The aim of this project is to determine whether it is feasible to generate useful datasets from unsolicited Twitter posts regarding auditory hallucinatory experiences to support psychological investigations.

Data collection

To collect the Twitter posts about potential hallucinatory experiences we have defined search queries based on keywords from the literature and informed by researchers with experience of delivering clinical assessments.

Annotating the dataset

Collaborative annotation tool

We have designed and developed our own bespoke annotation application, that was aimed to minimise the time spent on the labelling of each example. Using this tool annotators can assign an appropriate classification category and also highlight corresponding words and phrases that would describe their decisions.

Collaborative annotation tool

Making predictions

Text classification pipeline

Our goal was to predict relatedness of posts to hallucinatory experience. In other words, we need to classify texts into two categories: “related” and “unrelated”. Regular post in Twitter usually contains a lot of noise, such as slang, acronyms and spelling mistakes.
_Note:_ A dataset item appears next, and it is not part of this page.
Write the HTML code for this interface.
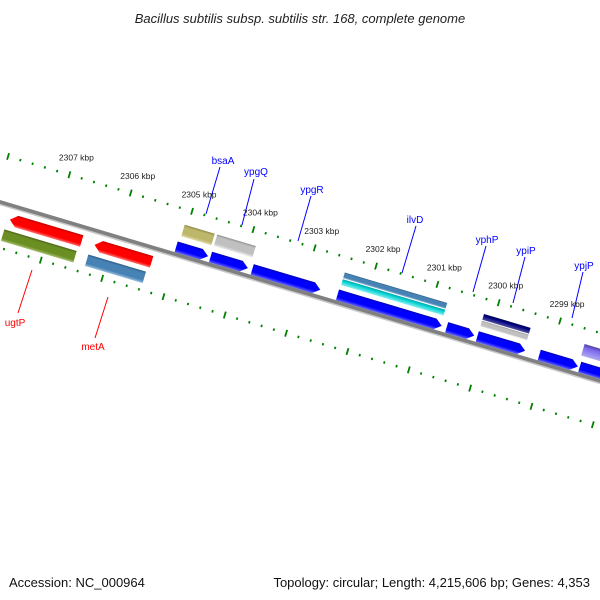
<!DOCTYPE html>
<html><head><meta charset="utf-8"><style>
html,body{margin:0;padding:0;background:#fff}
svg{display:block;font-family:"Liberation Sans","DejaVu Sans",sans-serif}
</style></head><body>
<svg id="map" width="600" height="600" viewBox="0 0 600 600" xmlns="http://www.w3.org/2000/svg">
<defs>
<linearGradient id="g-red" x1="0" y1="0" x2="0" y2="1"><stop offset="0" stop-color="#c00000"/><stop offset="0.2" stop-color="#ff0000"/><stop offset="0.75" stop-color="#ff0000"/><stop offset="1" stop-color="#ff7070"/></linearGradient>
<linearGradient id="g-olive" x1="0" y1="0" x2="0" y2="1"><stop offset="0" stop-color="#4d6619"/><stop offset="0.2" stop-color="#6b8e23"/><stop offset="0.75" stop-color="#6b8e23"/><stop offset="1" stop-color="#a6bf70"/></linearGradient>
<linearGradient id="g-steel" x1="0" y1="0" x2="0" y2="1"><stop offset="0" stop-color="#2f5f8a"/><stop offset="0.2" stop-color="#4682b4"/><stop offset="0.75" stop-color="#4682b4"/><stop offset="1" stop-color="#9cc0df"/></linearGradient>
<linearGradient id="g-blue" x1="0" y1="0" x2="0" y2="1"><stop offset="0" stop-color="#0000b0"/><stop offset="0.2" stop-color="#0000ff"/><stop offset="0.7" stop-color="#0000ff"/><stop offset="1" stop-color="#6060ff"/></linearGradient>
<linearGradient id="g-khaki" x1="0" y1="0" x2="0" y2="1"><stop offset="0" stop-color="#8c874a"/><stop offset="0.2" stop-color="#bdb76b"/><stop offset="0.75" stop-color="#bdb76b"/><stop offset="1" stop-color="#e0dcaa"/></linearGradient>
<linearGradient id="g-silver" x1="0" y1="0" x2="0" y2="1"><stop offset="0" stop-color="#909090"/><stop offset="0.2" stop-color="#c0c0c0"/><stop offset="0.75" stop-color="#c0c0c0"/><stop offset="1" stop-color="#eeeeee"/></linearGradient>
<linearGradient id="g-cyan" x1="0" y1="0" x2="0" y2="1"><stop offset="0" stop-color="#00a0a0"/><stop offset="0.3" stop-color="#00ced1"/><stop offset="1" stop-color="#80f0f0"/></linearGradient>
<linearGradient id="g-navy" x1="0" y1="0" x2="0" y2="1"><stop offset="0" stop-color="#000050"/><stop offset="0.3" stop-color="#000080"/><stop offset="1" stop-color="#5050a0"/></linearGradient>
<linearGradient id="g-slate" x1="0" y1="0" x2="0" y2="1"><stop offset="0" stop-color="#5040a0"/><stop offset="0.3" stop-color="#7b68ee"/><stop offset="1" stop-color="#b0a8f0"/></linearGradient>
</defs>
<text x="300" y="23" text-anchor="middle" font-size="13" font-style="italic" fill="#222">Bacillus subtilis subsp. subtilis str. 168, complete genome</text>
<g id="strip" transform="translate(0,201) rotate(16.6)"></g>
<g id="labels"></g>
<text x="9" y="587" font-size="13" fill="#111">Accession: NC_000964</text>
<text x="590" y="587" text-anchor="end" font-size="13" fill="#111">Topology: circular; Length: 4,215,606 bp; Genes: 4,353</text>
</svg>
<script>
// tick data (kbp)
const majorTicks = [2308, 2307, 2306, 2305, 2304, 2303, 2302, 2301, 2300, 2299, 2298];
const tickLabels = ["2307 kbp", "2306 kbp", "2305 kbp", "2304 kbp", "2303 kbp", "2302 kbp", "2301 kbp", "2300 kbp", "2299 kbp"];
const labelledTicks = [2307, 2306, 2305, 2304, 2303, 2302, 2301, 2300, 2299];
// gene data
const geneNames = ["red-1","olive-1","red-2","steel-1","khaki-1","silver-1","blue-1","blue-2","blue-3","steel-ilvD","cyan-ilvD","blue-4","blue-5","navy-1","gray-1","blue-6","blue-7","blue-8","slate-1"];
const geneStart = [2307.69,2307.73,2306.31,2306.36,2305.05,2304.52,2305.08,2304.52,2303.84,2302.44,2302.44,2302.45,2300.67,2300.17,2300.17,2300.17,2299.16,2298.50,2298.53];
const geneEnd   = [2306.52,2306.55,2305.38,2305.42,2304.56,2303.89,2304.56,2303.91,2302.73,2300.77,2300.77,2300.75,2300.22,2299.41,2299.41,2299.39,2298.53,2297.77,2297.77];
const geneTrack = ["r1","r2","r1","r2","fB","fB","fA","fA","fA","fB1","fB2","fA","fA","fB1","fB2","fA","fA","fA","fB"];
const geneFill  = ["red","olive","red","steel","khaki","silver","blue","blue","blue","steel","cyan","blue","blue","navy","silver","blue","blue","blue","slate"];
const geneShape = ["left","bar","left","bar","bar","bar","right","right","right","bar","bar","right","right","bar","bar","right","right","right","bar"];

const NS = "http://www.w3.org/2000/svg";
const strip = document.getElementById("strip");
const labels = document.getElementById("labels");
const ang = 16.6 * Math.PI / 180, C = Math.cos(ang), S = Math.sin(ang);
function uScale(k){ return 59 + (2307 - k) * 64; }
const tracks = {r1:[9,21], r2:[26,38], fA:[-12,-1], fB:[-30,-18], fB1:[-30,-24], fB2:[-23,-17]};
function mk(tag, attrs, parent){ const e=document.createElementNS(NS,tag); for(const k in attrs) e.setAttribute(k,attrs[k]); parent.appendChild(e); return e; }

// backbone
const bb = mk("line",{x1:-50,y1:1,x2:700,y2:1,stroke:"#808080","stroke-width":4},strip);


const bbs = mk("line",{x1:-50,y1:3.5,x2:700,y2:3.5,stroke:"#c8c8c8","stroke-width":1.5},strip);



// ticks
for (let k = 2308.4; k >= 2297.6; k -= 0.2) {
  const kk = Math.round(k*10)/10;
  const major = Math.abs(kk - Math.round(kk)) < 0.01;
  [-45, 45].forEach(v => {
    const u = uScale(kk) + (v > 0 ? -3 : 0);
    const len = major ? 3.5 : 1.2;
    const t = mk("line",{x1:u,y1:v-len,x2:u,y2:v+len,stroke:"#008000","stroke-width":major?1.8:1.8},strip);
    
    
  });
}
// tick labels (horizontal, screen coords)
labelledTicks.forEach((k,i) => {
  const u = uScale(k), v = -45;
  const X = u*C - v*S, Y = 201 + u*S + v*C;
  const t = mk("text",{x:X+7,y:Y-14,"text-anchor":"middle","font-size":"8.5",fill:"#222"},labels);
  t.textContent = tickLabels[i];
  
  
});

// genes
geneNames.forEach((n,i) => {
  const a = uScale(geneStart[i]), b = uScale(geneEnd[i]);
  const [v0,v1] = tracks[geneTrack[i]];
  const h = 7, sh = geneShape[i];
  let pts;
  if (sh === "right") pts = [[a,v0],[b-h,v0],[b,(v0+v1)/2],[b-h,v1],[a,v1]];
  else if (sh === "left") pts = [[a+h,v0],[b,v0],[b,v1],[a+h,v1],[a,(v0+v1)/2]];
  else pts = [[a,v0],[b,v0],[b,v1],[a,v1]];
  const p = mk("polygon",{points:pts.map(q=>q.join(",")).join(" "),fill:"url(#g-"+geneFill[i]+")"},strip);
  
  
});

// gene name labels with leader lines (screen coords)
const featNames = ["ugtP","metA","bsaA","ypgQ","ypgR","ilvD","yphP","ypiP","ypjP"];
const featColor = ["#ff0000","#ff0000","#0000ff","#0000ff","#0000ff","#0000ff","#0000ff","#0000ff","#0000ff"];
const featText = [[15,326],[93,350],[223,164],[256,175],[312,193],[415,223],[487,243],[526,254],[584,269]];
const featLine = [[32,270,18,313],[108,297,95,338],[220,167,206,214],[254,179,242,225],[311,196,298,241],[416,226,402,273],[486,246,473,292],[525,257,513,303],[583,272,572,318]];
featNames.forEach((n,i) => {
  const l = mk("line",{x1:featLine[i][0],y1:featLine[i][1],x2:featLine[i][2],y2:featLine[i][3],stroke:featColor[i],"stroke-width":1},labels);
  
  
  const t = mk("text",{x:featText[i][0],y:featText[i][1],"text-anchor":"middle","font-size":"10",fill:featColor[i]},labels);
  t.textContent = n;
  
  
});
</script>
</body></html>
People use words that are not in the english vocabulary that make natural language processing more challenging.

Feature extraction

During this stage we try to identify semantics and meaning from the text. In subjective posts, where people describe personal opinions or feelings, it is useful to know which emotion: positive, negative or neutral was expressed, therefore we have also decided to extract the sentiment polarity. Also, in our specific case of auditory hallucinations, it would be interesting to investigate the content of hallucinations (what is exactly heard), therefore we presented an algorithm that extracts key phrase (based on the structure of the sentence).


Classification performance

We have performed 10 experiments of 10-fold cross validation and used F2-score as a performance metric. The best performance (F2-score=0.831) was achieved using Naive Bayes classifier.

Data visualisation

Interactive Dashboard

To help researchers with data analysis, we have developed visualisation application to present aggregated statistics, such as part of the day distribution, sentiment polarity distribution, different types of named entities and distribution of semantic classes.

Preliminary data analysis

Sentiment analysis results

Sentiment analysis

Negative sentiments significantly associated with posts that indicated the occurrence of auditory hallucinations.

Posting time

Posts linked to auditory hallucinations had a higher proportionate distribution between the hours of 11pm and 5am.


This project was published (paper) and presented (slides) on LREC 2016 Conference as a part of Resources and Processing of Linguistic and Extra-Linguistic Data from People with Various Forms of Cognitive/Psychiatric Impairments (RaPID-2016) Workshop.